Several large states, including New York and Florida, have no information posted on the NCSHA site’s map. Oregon notes on its housing assistance website that the federal ERAP is not open yet for the state.

On Monday, Connecticut and Michigan released information about their states’ rental assistance programs. The Michigan State Housing Development Authority unveiled a new $282 million program to help tenants avoid eviction while also ensuring landlords could recoup back rent. MSHDA noted another $340 million is available to be appropriated by the state legislature, bringing the program to $622 million, of which $560 million will be used directly on rental and utility assistance. The housing authority expects to help between 50,000 and 55,000 families, or 140,000 individuals, through its COVID Emergency Rental Assistance (CERA) program. Connecticut said it had received $235 million from the December stimulus package to fund its UniteCT rental and utility assistance program. UniteCT can provide up to $10,000 in rental assistance and up to $1,500 in electric utility payments. 

Scott Collier, managing director of asset management at TruAmerica Multifamily, which owns about 180 properties totaling about 45,000 units throughout the United States, said the California portal went live Monday. He said it has been changed from an earlier program that allowed only the residents to seek the rental assistance.

“The landlord can now submit on behalf of all of the residents that are behind on rent. That starts the process then the process is finished by whoever is administering the program who will be reaching out to the residents and completing the application. So I think it’s going to be a much smoother rollout,” Collier told MHN.

He said TruAmerica had already started the landlord applications. 

“We think it’s more efficient and also we really do want to help our renters get current,” Collier said. “We sent out notices letting everyone know that help was on the way.

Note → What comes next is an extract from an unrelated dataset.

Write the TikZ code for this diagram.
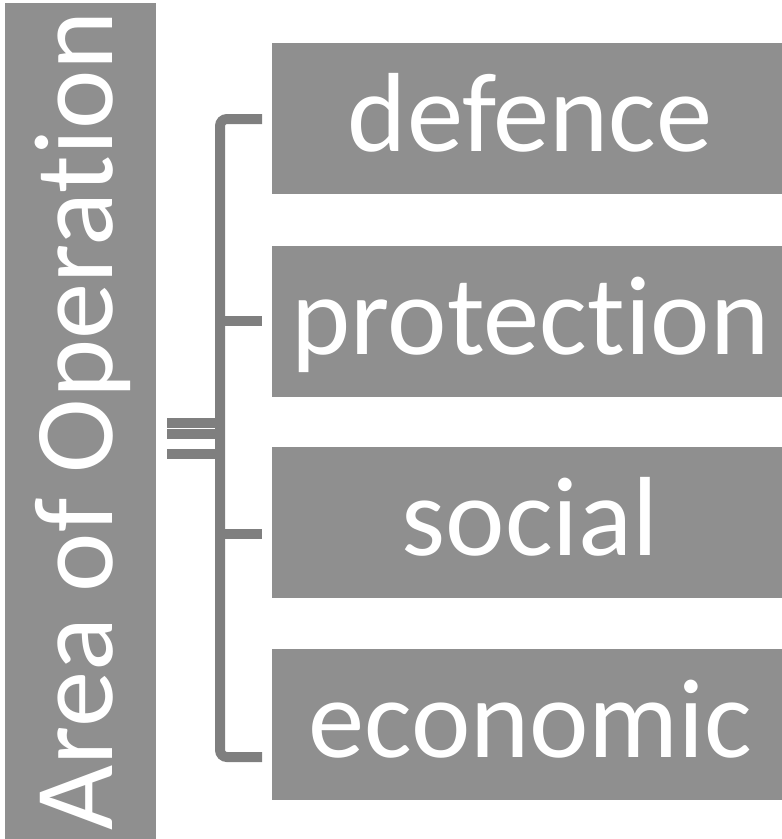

We’ve received very positive responses.”

Bob Nicolls, owner of Monarch Investment & Management Group which manages about 64,000 multifamily units across 21 states, said ERAP money from the states “has just started to trickle out.” However, he noted some states like Illinois and Minnesota have not sent out any federal emergency rental assistance funding.

Nicolls said that is “a little upsetting because those two states have additional statewide eviction moratoriums and they’re the ones that should be getting it out immediately.”

Helping Residents

When the pandemic began in March 2020, Nicolls said Monarch and its private investors created their own fund, Home Together, to help tenants who may have been having trouble getting unemployment and other assistance. By May 1, the investors had provided $400,000 and Monarch added $200,000 for a total of $600,000.

“When people needed help and they weren’t getting it from any other methods, they could apply through our property managers and the fund we created,” Nicolls said. As of late February, he said there was about $50,000 left in the fund.

Last month, Yardi Systems launched RentRelief, an online platform that streamlines the process of receiving financial aid for residents and landlords, as well as giving agencies and states the visibility they need for fast and accurate approvals.

Collier said TruAmerica didn’t have an in-house fund but did connect renters in need with various programs and also worked out payment plans.

“From the very beginning, we made every conscious decision to conduct ourselves with sensitivity and be aware of the situations that our renters are in and we’ve tried to help them whenever we can,” Collier said.

He noted that only about three percent to five percent of its tenants had struggled with rent payments.

“We’re reading reports that nationwide the average delinquent renter is around four months behind in their rent. To say the least, that’s a very daunting number. We don’t think that it would be easy to recover from that so this program, this direct assistance, is allowing renters to get a fresh start,” Collier said.